What Makes Some Russian Citizens Go To Fight For Islamic State?
BY Lyudmila Alexandrova
MOSCOW, February 24. /TASS/. The number of Russian citizens fighting for the Islamic State will most probably be growing, experts say. On the one hand, there is a large base for this: the radical Islamists groomed on foreign money. On the other, many young people, eager to make money fast, easily fall under the influence of jihadists, who recruit followers using all available means, including the Internet.
In Iraq alone there are about 1,700 Russian citizens in the groups of militants. Over the past year their number has doubled, the chief of the federal security service FSB, head of the national anti-terrorist committee, Alexander Bortnikov, told an international summit on resistance to extremism in Washington.
He stated pretty clearly that current trend was causing the law enforcers’ great alarm.
“We are perfectly aware that on the one hand we are obliged to prevent potential recruits from leaving the country. On the other, we are to do our utmost to ensure that after such types return to their home countries, including Russia, they should have no chance to stage any extremist or terrorist attacks,” he said.
Russia’s Supreme Court at the end of January said 58 criminal cases were being investigated against Russian citizens taking part in the military conflict on the IS side. The list of charges against them include providing assistance to terrorist activities, getting instruction for terrorist operations and organization and participation in an armed terrorist group.
The Supreme Court also said there were Russian citizens among the field commanders of the terrorist organization Jabhat al-Nusra, which is involved in the armed conflict in Syria. In the meantime, the Supreme Court had long declared that group as terrorist and outlawed its activity in Russia.
“The Islamic State and the terrorist organizations operating in Iraq, Syria and Libya have a well-established system of recruitment through the social networks,” a leading research fellow at the RAS Institute of Oriental Studies, Vladimir Sotnikov, has told TASS. “They don’t have to dispatch enlisters to recruit candidates on site. Brainwashing is being done through the Internet. The emphasis is on young people, regardless of nationality, those professing Islam first and foremost.”
Far from all those who go to fight for the IS are steadfast jihadists, the analyst remarked. Some of them, in particular, jobless ones, succumb to the flowery promises of lavish pay, which may never materialize, though.
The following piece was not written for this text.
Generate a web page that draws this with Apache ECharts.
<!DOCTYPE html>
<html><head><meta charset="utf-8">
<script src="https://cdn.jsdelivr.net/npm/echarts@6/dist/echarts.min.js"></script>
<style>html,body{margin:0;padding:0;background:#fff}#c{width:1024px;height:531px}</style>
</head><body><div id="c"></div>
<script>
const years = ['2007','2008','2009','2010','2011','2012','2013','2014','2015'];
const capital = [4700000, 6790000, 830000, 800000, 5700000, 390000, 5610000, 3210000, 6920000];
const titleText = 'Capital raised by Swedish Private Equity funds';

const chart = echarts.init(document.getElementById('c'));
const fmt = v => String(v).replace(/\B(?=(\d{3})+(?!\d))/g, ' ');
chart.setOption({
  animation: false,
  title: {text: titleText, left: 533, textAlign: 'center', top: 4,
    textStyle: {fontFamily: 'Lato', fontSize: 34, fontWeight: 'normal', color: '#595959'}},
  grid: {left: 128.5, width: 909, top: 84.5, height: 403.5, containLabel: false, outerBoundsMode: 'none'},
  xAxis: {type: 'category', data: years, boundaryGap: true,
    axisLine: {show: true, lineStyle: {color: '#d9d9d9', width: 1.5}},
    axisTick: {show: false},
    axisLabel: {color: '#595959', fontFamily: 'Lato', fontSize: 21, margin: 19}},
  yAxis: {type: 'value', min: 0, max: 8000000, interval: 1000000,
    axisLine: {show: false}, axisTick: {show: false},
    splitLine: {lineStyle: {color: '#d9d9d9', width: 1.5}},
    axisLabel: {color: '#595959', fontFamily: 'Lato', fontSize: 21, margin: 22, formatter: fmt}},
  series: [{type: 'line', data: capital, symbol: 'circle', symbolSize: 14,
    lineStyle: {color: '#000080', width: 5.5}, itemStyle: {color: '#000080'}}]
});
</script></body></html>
In Iraq and Syria they undergo ideological indoctrination at special schools.
Sotnikov believes that only preventive efforts by secret services as well as effective measures to fight youth unemployment in the North Caucasus can stem the growth in the number of Russians fighting for the IS.
Senior research fellow Galina Khizriyeva, of the Russian Institute of Strategic Studies, has told TASS that according to her estimates in Russia alone there are no fewer than 700,000 radical Islamists, or people oriented towards various sects inside Islam, not necessarily Wahhabis. There are quite a few of them in other CIS member-states, too.
In the group that is potentially vulnerable to efforts by jihadi preachers one finds people of different nationalities, including ethnic Russians. The largest number of radicals, Khizriyeva says, are in Dagestan, Moscow and Tatarstan. Khizriyeva agrees that many join IS militants not so much for ideological reasons as out of purely materialistic considerations.
Khizriyeva recalls that the basis for the emergence of radical Islam in Russia began to be formed back in 1991, with the adoption of the law On Religion – “outrageously ultra-liberal, which allowed any representative of any ideology to enter the country quite legally.” For more than two decades foreign funds and religious organizations were pushing ahead with their brainwashing efforts. Emissaries from Saudi Arabia and Qatar were most active in that respect.
Russian legislation must be tightened in order to make the struggle against religious radicalism more effective.
“Laws must be tightened against destructive groups, whatever ideology they may be following, and human rights activities promoted with the aim to protect not the rights of religious minorities, but the main majority of believes from the influence of sects. Human rights activities must be geared to the protection of the majority, which, in contrast to the radicals, do not constitute a threat,” Khizriyeva said in conclusion.